Goal |
Of the lines in this listing, how many contain the word "draw"? Give the number and nothing else.

Supplied information |
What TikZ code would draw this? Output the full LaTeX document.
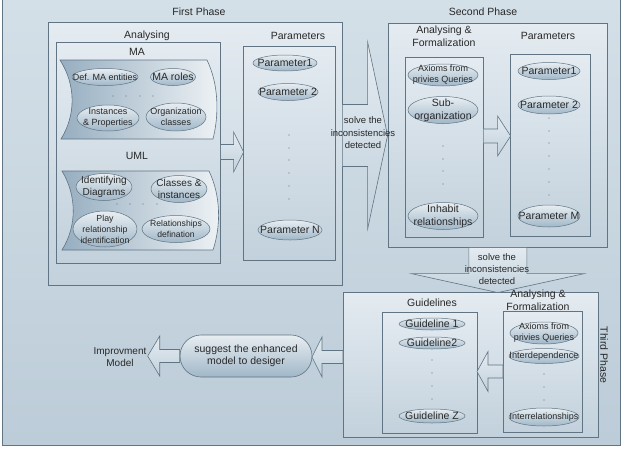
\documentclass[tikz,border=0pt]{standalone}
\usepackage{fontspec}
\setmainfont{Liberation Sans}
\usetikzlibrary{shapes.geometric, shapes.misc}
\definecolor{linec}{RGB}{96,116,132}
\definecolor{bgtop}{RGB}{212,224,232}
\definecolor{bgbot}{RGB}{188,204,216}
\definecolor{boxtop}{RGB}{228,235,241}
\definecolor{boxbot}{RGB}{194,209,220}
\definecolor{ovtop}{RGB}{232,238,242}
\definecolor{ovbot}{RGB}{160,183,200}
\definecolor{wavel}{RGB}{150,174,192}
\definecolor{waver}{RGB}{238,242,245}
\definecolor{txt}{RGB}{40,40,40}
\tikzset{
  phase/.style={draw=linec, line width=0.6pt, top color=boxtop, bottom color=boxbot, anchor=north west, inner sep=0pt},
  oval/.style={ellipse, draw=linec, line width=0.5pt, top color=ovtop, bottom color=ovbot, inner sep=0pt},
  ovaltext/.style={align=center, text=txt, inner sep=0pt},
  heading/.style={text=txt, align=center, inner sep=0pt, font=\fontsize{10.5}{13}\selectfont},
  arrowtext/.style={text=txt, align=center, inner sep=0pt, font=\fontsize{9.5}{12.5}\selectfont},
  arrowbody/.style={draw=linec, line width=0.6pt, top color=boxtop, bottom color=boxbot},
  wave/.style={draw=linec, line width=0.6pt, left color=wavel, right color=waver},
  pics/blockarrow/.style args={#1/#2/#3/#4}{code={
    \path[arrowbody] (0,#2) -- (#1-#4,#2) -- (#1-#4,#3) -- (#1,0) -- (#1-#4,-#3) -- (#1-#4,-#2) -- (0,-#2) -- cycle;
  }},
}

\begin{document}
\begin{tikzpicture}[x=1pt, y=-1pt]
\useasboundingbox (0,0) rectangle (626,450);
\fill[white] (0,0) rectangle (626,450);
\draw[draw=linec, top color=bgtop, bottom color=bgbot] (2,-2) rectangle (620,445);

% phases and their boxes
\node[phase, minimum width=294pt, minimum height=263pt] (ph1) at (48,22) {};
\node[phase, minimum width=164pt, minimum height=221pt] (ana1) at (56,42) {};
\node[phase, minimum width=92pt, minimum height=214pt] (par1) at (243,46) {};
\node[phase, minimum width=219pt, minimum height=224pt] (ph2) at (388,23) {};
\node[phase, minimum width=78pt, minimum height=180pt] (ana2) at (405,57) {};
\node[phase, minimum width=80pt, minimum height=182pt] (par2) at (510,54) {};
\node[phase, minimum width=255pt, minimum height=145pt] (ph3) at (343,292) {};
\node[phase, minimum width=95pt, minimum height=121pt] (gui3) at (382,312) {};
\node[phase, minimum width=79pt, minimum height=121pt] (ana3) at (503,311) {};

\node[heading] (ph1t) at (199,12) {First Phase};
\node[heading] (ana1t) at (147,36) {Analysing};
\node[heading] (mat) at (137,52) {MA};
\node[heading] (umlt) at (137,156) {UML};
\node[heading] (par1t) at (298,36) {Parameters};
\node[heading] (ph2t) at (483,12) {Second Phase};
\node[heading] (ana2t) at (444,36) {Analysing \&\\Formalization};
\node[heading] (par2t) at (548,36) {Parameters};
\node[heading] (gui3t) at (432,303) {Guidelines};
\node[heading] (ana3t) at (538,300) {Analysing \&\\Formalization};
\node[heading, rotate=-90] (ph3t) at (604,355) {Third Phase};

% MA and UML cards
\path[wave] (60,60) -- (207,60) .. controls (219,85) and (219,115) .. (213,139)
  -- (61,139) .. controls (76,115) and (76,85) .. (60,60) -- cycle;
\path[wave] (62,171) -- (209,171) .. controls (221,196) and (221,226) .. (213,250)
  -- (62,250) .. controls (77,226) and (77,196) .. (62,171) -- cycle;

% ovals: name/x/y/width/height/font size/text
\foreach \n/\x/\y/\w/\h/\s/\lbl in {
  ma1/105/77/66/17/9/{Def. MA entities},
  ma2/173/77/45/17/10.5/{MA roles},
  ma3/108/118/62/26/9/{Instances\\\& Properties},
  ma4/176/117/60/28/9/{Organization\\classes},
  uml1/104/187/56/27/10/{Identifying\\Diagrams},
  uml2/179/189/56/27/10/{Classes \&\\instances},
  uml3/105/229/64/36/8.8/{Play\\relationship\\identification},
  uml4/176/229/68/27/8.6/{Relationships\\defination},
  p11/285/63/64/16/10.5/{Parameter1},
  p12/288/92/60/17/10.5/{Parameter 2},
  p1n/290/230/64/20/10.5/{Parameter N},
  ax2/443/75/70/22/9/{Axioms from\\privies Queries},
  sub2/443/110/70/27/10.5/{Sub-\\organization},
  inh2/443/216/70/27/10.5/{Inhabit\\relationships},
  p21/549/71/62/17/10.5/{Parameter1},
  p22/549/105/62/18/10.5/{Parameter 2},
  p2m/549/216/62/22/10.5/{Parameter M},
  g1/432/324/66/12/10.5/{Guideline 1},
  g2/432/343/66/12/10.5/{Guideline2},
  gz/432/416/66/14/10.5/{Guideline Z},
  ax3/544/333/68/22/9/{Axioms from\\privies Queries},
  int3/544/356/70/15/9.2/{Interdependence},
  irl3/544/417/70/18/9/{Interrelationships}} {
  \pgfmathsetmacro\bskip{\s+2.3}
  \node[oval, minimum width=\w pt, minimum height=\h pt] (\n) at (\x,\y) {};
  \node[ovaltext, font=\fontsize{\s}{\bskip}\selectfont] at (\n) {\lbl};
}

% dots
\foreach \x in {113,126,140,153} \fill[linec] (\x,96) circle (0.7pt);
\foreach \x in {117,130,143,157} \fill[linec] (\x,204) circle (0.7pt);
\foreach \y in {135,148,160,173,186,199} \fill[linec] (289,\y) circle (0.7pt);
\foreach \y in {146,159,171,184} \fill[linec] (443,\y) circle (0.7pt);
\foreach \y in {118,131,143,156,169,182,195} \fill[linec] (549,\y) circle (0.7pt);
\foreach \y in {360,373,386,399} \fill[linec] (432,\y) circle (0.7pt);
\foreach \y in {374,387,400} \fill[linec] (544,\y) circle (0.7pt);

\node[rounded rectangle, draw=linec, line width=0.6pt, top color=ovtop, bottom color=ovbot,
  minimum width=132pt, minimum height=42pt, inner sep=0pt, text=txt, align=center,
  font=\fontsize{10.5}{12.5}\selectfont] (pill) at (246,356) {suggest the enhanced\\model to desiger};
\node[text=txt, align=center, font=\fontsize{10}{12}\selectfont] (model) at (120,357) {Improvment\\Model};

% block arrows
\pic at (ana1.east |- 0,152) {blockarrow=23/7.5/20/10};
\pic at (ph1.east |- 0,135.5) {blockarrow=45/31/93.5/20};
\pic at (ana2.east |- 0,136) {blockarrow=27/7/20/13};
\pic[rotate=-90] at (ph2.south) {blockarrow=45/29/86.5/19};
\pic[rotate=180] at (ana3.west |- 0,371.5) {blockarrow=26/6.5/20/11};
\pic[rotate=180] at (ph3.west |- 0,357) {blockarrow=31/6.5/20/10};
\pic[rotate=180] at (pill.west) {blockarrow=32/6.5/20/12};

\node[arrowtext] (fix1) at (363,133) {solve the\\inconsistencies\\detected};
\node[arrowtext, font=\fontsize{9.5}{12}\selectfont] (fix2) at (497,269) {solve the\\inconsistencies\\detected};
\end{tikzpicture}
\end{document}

Result |
7